Tuesday, September 15, 2015

Seeing Old Friends in New Orleans

This past weekend, my wife and I were attending the annual conference of the Association of Former Federal Narcotic Agents (AFFNA), a reunion of DEA retirees in New Orleans. After 20 years of retirement, it was the first time I had attended this conference. (It should not have taken me so long.) It was an opportunity for me to see old friends from my posts of duty in Thailand, Italy, and Pittsburgh as well  as agents from  many different offices with whom I had worked over the years. In addition, we also saw many of their spouses, with whom we had formed friendships over the years. For my wife, it was also a great experience seeing the wives she had known over the course of my tours of duty.

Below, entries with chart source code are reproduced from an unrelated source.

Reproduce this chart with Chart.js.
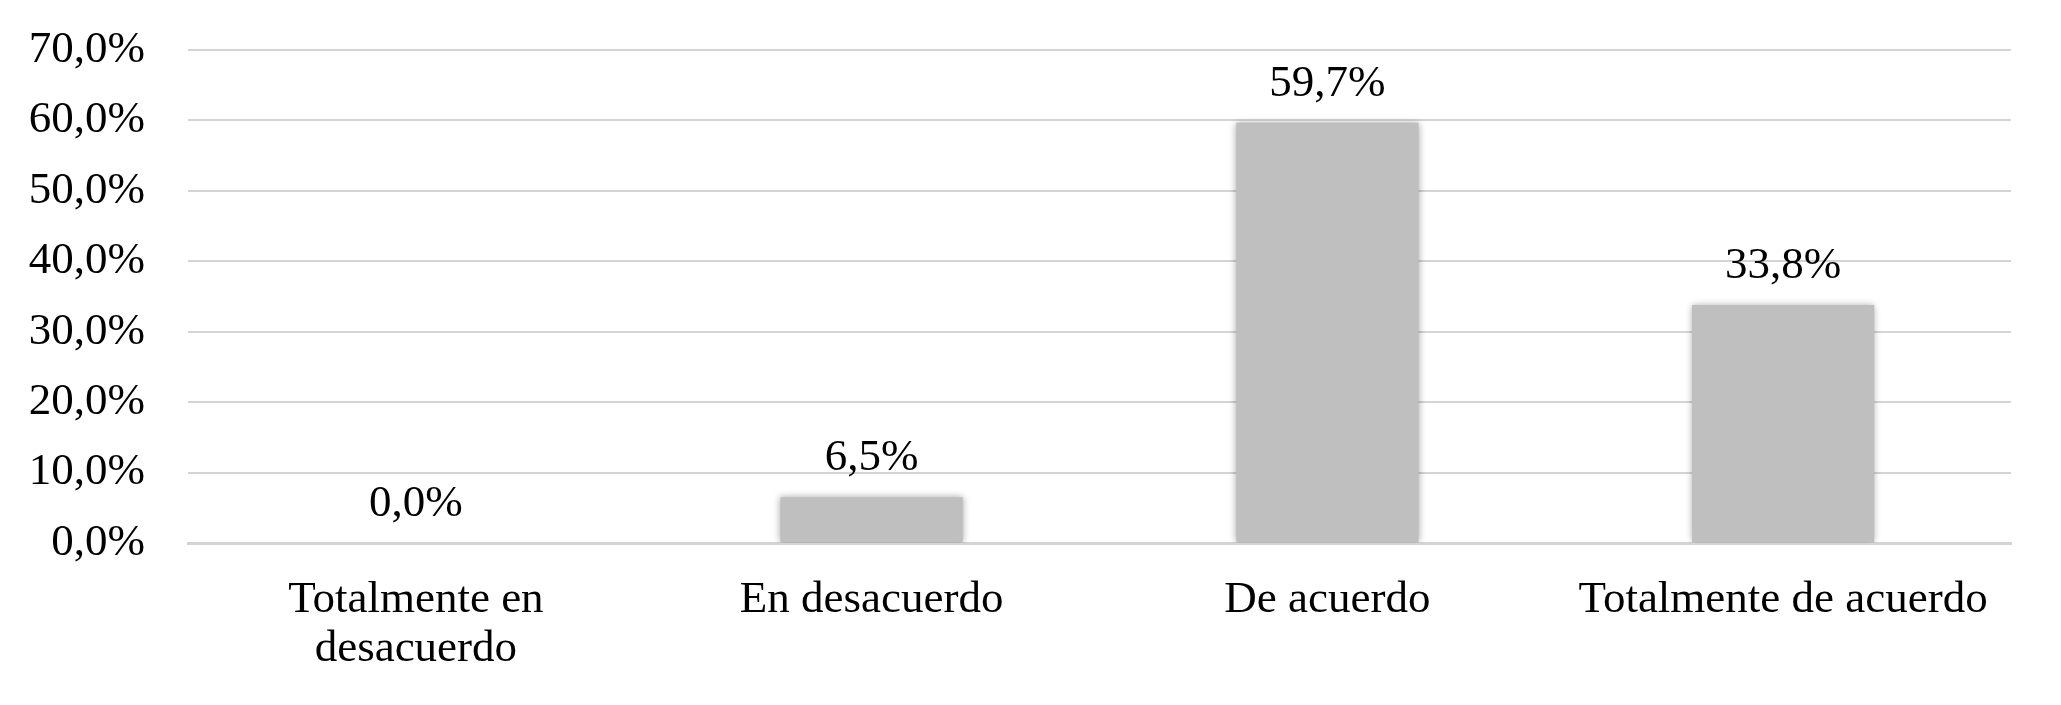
<!DOCTYPE html>
<html>
<head>
<meta charset="utf-8">
<script src="https://cdn.jsdelivr.net/npm/chart.js@4/dist/chart.umd.min.js"></script>
<style>
  html, body { margin: 0; padding: 0; background: #fff; overflow: hidden; }
  canvas { display: block; }
</style>
</head>
<body>
<canvas id="chart" width="2061" height="705"></canvas>
<script>
"use strict";

const categories = [
  ['Totalmente en', 'desacuerdo'],
  'En desacuerdo',
  'De acuerdo',
  'Totalmente de acuerdo',
];
const percentages = [0.0, 6.5, 59.7, 33.8];
const yTicks = [0, 10, 20, 30, 40, 50, 60, 70];

const FONT = 'Liberation Serif, Times New Roman, serif';

const fmt = v => v.toFixed(1).replace('.', ',') + '%';

// soft shadow behind the bars
const barShadow = {
  id: 'barShadow',
  beforeDatasetsDraw(chart) {
    const ctx = chart.ctx;
    ctx.save();
    ctx.shadowColor = 'rgba(0,0,0,0.35)';
    ctx.shadowBlur = 7;
  },
  afterDatasetsDraw(chart) {
    chart.ctx.restore();
  },
};

// value labels above each bar
const valueLabels = {
  id: 'valueLabels',
  afterDatasetsDraw(chart) {
    const ctx = chart.ctx;
    const meta = chart.getDatasetMeta(0);
    ctx.save();
    ctx.font = '45px ' + FONT;
    ctx.fillStyle = '#000';
    ctx.textAlign = 'center';
    ctx.textBaseline = 'alphabetic';
    meta.data.forEach((bar, i) => {
      ctx.fillText(fmt(percentages[i]), bar.x, bar.y - 27);
    });
    ctx.restore();
  },
};

new Chart(document.getElementById('chart'), {
  type: 'bar',
  data: {
    labels: categories,
    datasets: [{
      data: percentages,
      backgroundColor: '#bfbfbf',
      borderWidth: 0,
      categoryPercentage: 1,
      barPercentage: 0.4,
    }],
  },
  options: {
    responsive: false,
    animation: false,
    layout: { padding: { top: 50, right: 50, left: 0, bottom: 0 } },
    plugins: {
      legend: { display: false },
      tooltip: { enabled: false },
    },
    scales: {
      x: {
        grid: { display: false, drawTicks: false },
        border: { display: true, color: '#d4d4d4', width: 3 },
        ticks: {
          color: '#000',
          font: { family: FONT, size: 45, lineHeight: 1.1 },
          padding: 32,
          maxRotation: 0,
          autoSkip: false,
        },
        afterFit(scale) { scale.height = 162; },
      },
      y: {
        min: 0,
        max: 70,
        afterBuildTicks(scale) {
          scale.ticks = yTicks.map(v => ({ value: v }));
        },
        grid: { color: '#d4d4d4', lineWidth: 2, drawTicks: false },
        border: { display: false },
        ticks: {
          color: '#000',
          font: { family: FONT, size: 45 },
          padding: 43,
          callback: v => fmt(v),
        },
        afterFit(scale) {
          scale.width = 188;
          // tick padding would otherwise push the plot area down
          scale.paddingTop = 0;
          scale.paddingBottom = 0;
        },
      },
    },
  },
  plugins: [barShadow, valueLabels],
});
</script>
</body>
</html>
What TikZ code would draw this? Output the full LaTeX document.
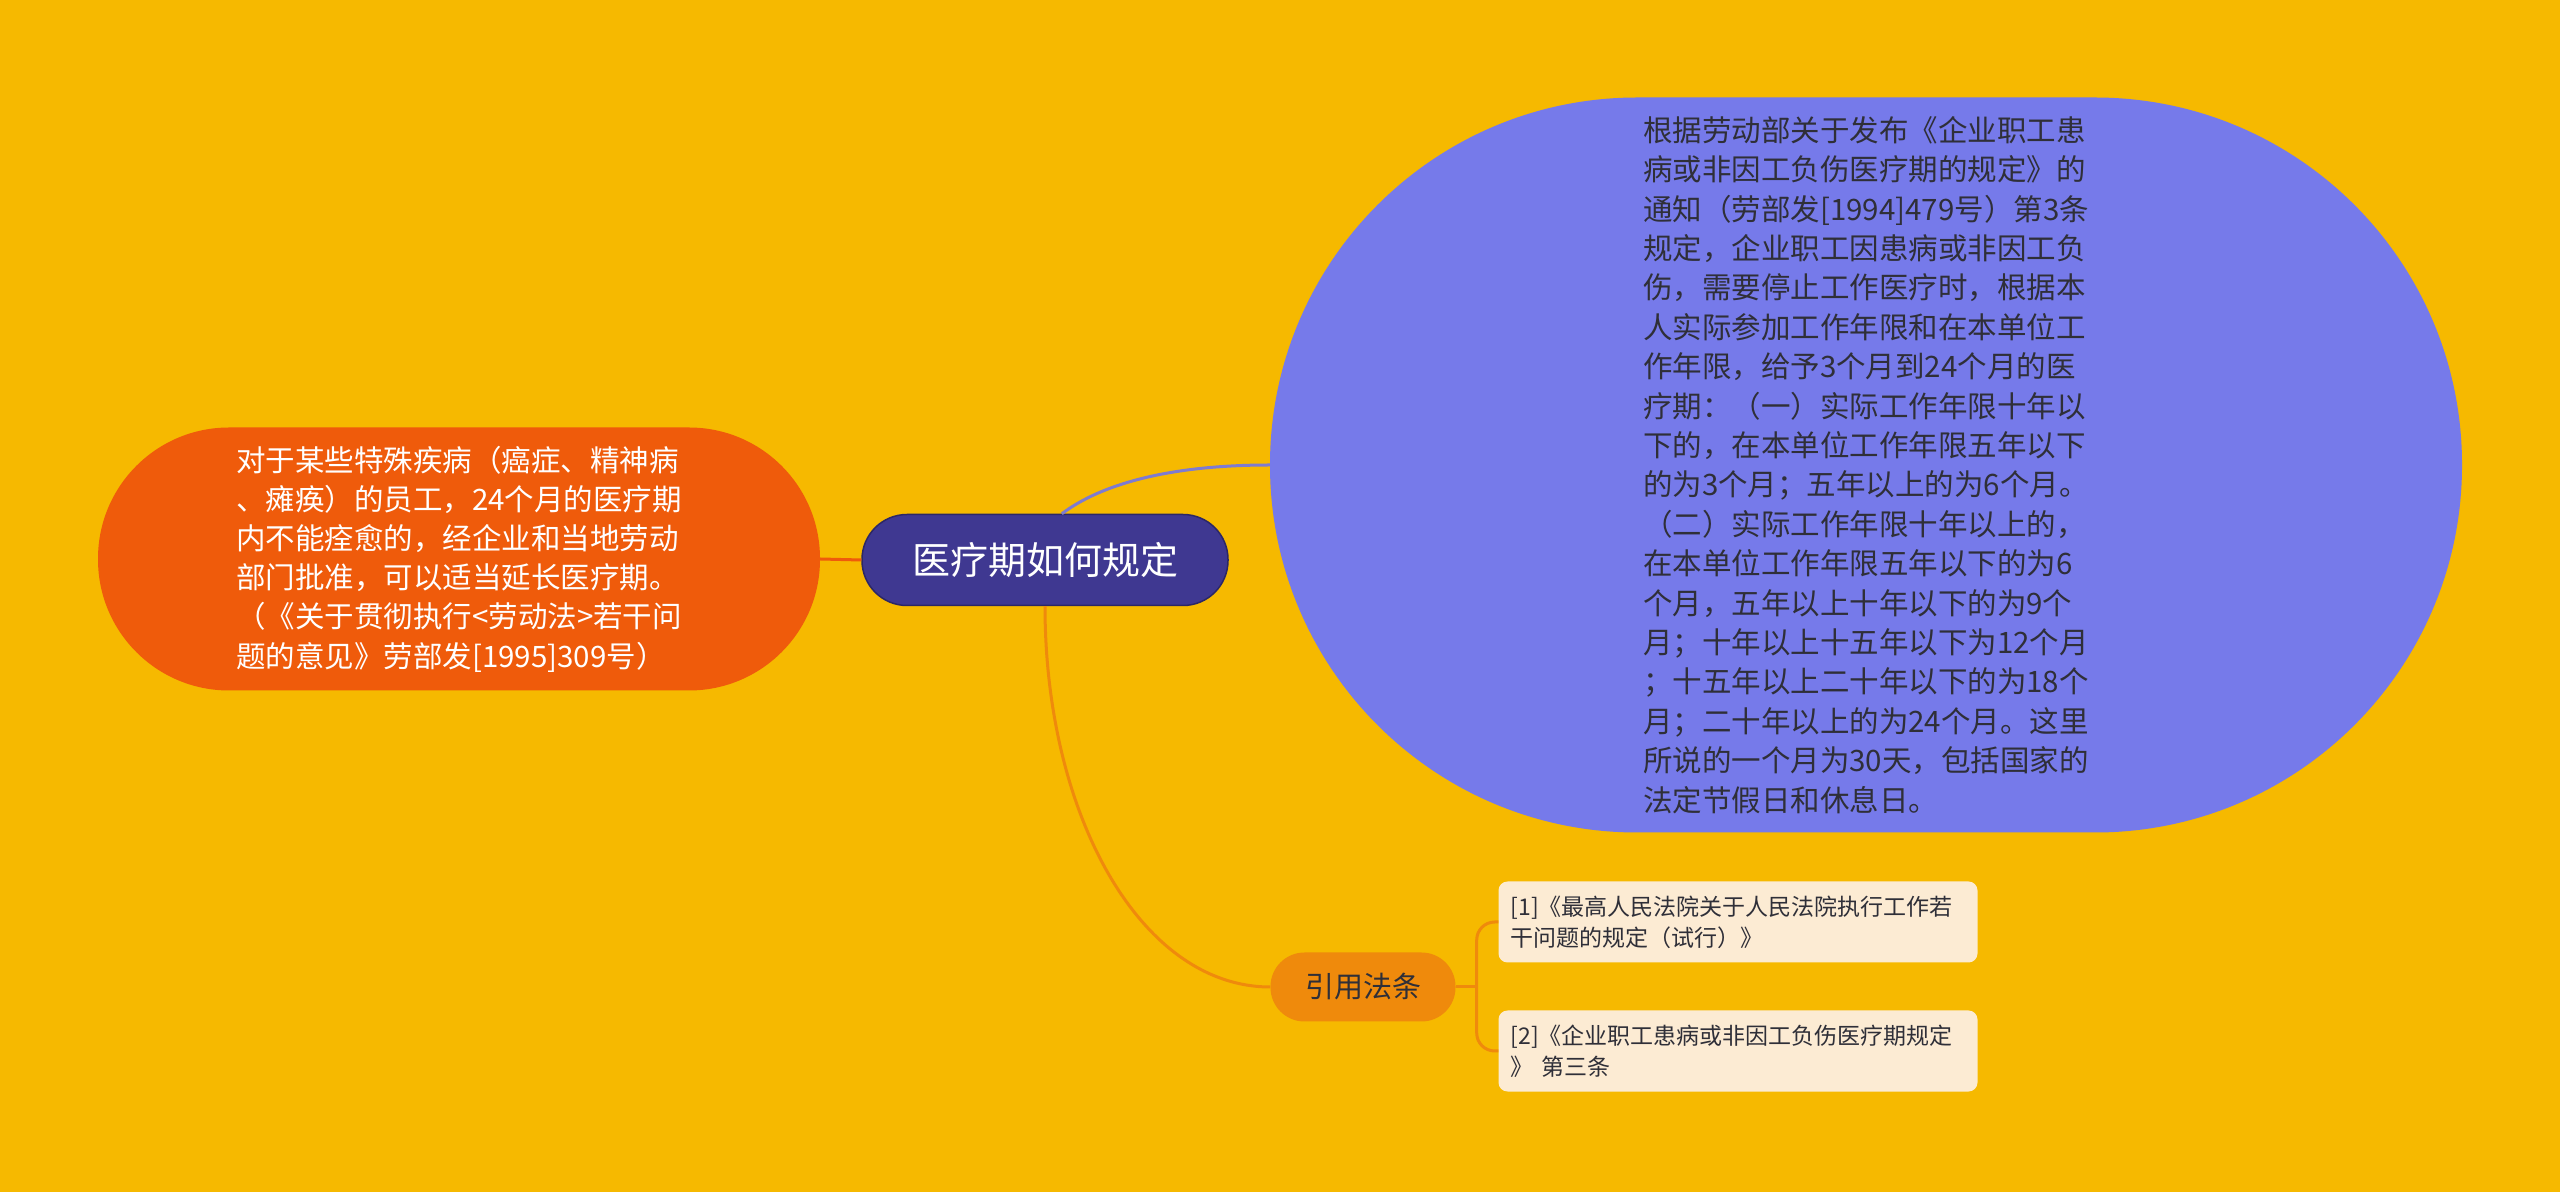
\documentclass[tikz,border=0pt]{standalone}
\usepackage{fontspec}
\setmainfont{Noto Sans CJK SC}
\usepackage{tikz}
\definecolor{bgyellow}{HTML}{F6B900}
\definecolor{rootblue}{HTML}{3F3891}
\definecolor{rootedge}{HTML}{2C2766}
\definecolor{bigblue}{HTML}{767AEA}
\definecolor{linkblue}{HTML}{7E7BD0}
\definecolor{redorange}{HTML}{EF5B0B}
\definecolor{orange}{HTML}{EF8A0C}
\definecolor{cream}{HTML}{FCEBD3}
\definecolor{darktext}{HTML}{2F2F38}

\begin{document}
\begin{tikzpicture}[x=1pt, y=1pt, node distance={129pt},
        main/.style = {fill=rootblue, draw=rootedge, line width=1.5pt, rounded corners=45pt, minimum width=366pt, minimum height=91pt, text=white, font=\fontsize{38}{46}\selectfont},
        note/.style = {fill=redorange, rounded corners=131pt, minimum width=722pt, minimum height=263pt, text=white, align=left, font=\fontsize{29.5}{39.2}\selectfont},
        rule/.style = {fill=bigblue, rounded corners=367pt, minimum width=1192pt, minimum height=735pt, text=darktext, align=left, font=\fontsize{29.5}{39.4}\selectfont},
        cite/.style = {fill=orange, rounded corners=34pt, minimum width=185pt, minimum height=69pt, text=darktext, font=\fontsize{29}{36}\selectfont},
        ref/.style = {fill=cream, rounded corners=9pt, text width=455pt, inner sep=12pt, minimum height=81pt, align=left, text=darktext, font=\fontsize{23}{31}\selectfont},
        link/.style = {line width=3pt}]

            \fill[bgyellow] (0,0) rectangle (2560,1192);
            \useasboundingbox (0,0) rectangle (2560,1192);

            \node[main] (m) at (1045,632) {医疗期如何规定};
            \node[note] (n) at (459,633) {对于某些特殊疾病（癌症、精神病\\
                、瘫痪）的员工，24个月的医疗期\\
                内不能痊愈的，经企业和当地劳动\\
                部门批准，可以适当延长医疗期。\\
                （《关于贯彻执行<劳动法>若干问\\
                题的意见》劳部发[1995]309号）};
            \node[rule] (r) at (1866,727) {根据劳动部关于发布《企业职工患\\
                病或非因工负伤医疗期的规定》的\\
                通知（劳部发[1994]479号）第3条\\
                规定，企业职工因患病或非因工负\\
                伤，需要停止工作医疗时，根据本\\
                人实际参加工作年限和在本单位工\\
                作年限，给予3个月到24个月的医\\
                疗期：（一）实际工作年限十年以\\
                下的，在本单位工作年限五年以下\\
                的为3个月；五年以上的为6个月。\\
                （二）实际工作年限十年以上的，\\
                在本单位工作年限五年以下的为6\\
                个月，五年以上十年以下的为9个\\
                月；十年以上十五年以下为12个月\\
                ；十五年以上二十年以下的为18个\\
                月；二十年以上的为24个月。这里\\
                所说的一个月为30天，包括国家的\\
                法定节假日和休息日。};
            \node[cite] (c) at (1363,205) {引用法条};
            \node[ref] (r1) at (1738,270) {[1]《最高人民法院关于人民法院执行工作若\\干问题的规定（试行）》};
            \node[ref] (r2) [below of=r1] {[2]《企业职工患病或非因工负伤医疗期规定\\》 第三条};

            \draw[link, redorange] (m.west) -- (n.east);
            \draw[link, linkblue] (m.70) .. controls +(40,30) and +(-100,0) .. (r.west);
            \draw[link, orange] (m.south) .. controls +(0,-208) and +(-130,0) .. (c.west);
            \draw[link, orange] (c.east) -- ++(21,0) coordinate (fork);
            \draw[link, orange, rounded corners=18pt] (fork) |- (r1.west);
            \draw[link, orange, rounded corners=18pt] (fork) |- (r2.west);

\end{tikzpicture}
\end{document}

Speaking at our conference were the New Orleans chief of police, sheriff of Jefferson Parish, as well as the special agent in charge of the DEA New Orleans field office. Peter Bensinger, one of the early administrators of DEA, also attended and spoke at the banquet. In addition, a Marine Corps color guard was there to help us open our conference. It was much appreciated.

Another highlight was the presentation of the "AFFNA Agent of the Year" award, and this year's honoree (from New York) was present to receive the award. He is an impressive man and gave a touching speech paying tribute to the agents who had preceded him in DEA. One of our members was also honored for having served in Afghanistan and Iraq -after his DEA retirement. During Operation Enduring Freedom, he was wounded by an explosion and received the Defense of Freedom Medal. Needless to say, we are very proud of him. (I do not have permission to use the names of the above two men, so I am leaving them out.)

One of the themes prevalent during the official speeches was AFFNA's concern over the issue of marijuana legalization. Bensinger, who has been active in drug issues since his retirement, also spoke out against it. He also paid tribute to former administrator Michele Leonhart, who was recently forced into retirement over her opposition to legalization and the recent Colombia sex scandal involving a few DEA agents, an incident that occurred before she became administrator. Bensinger mentioned that as administrator, he had presented her with her credentials when she graduated from DEA basic agent training in 1980.

For me, it was not only a chance to talk over old times with people I had not seen in ages, but it also reminded me of why I am so proud to have served with DEA.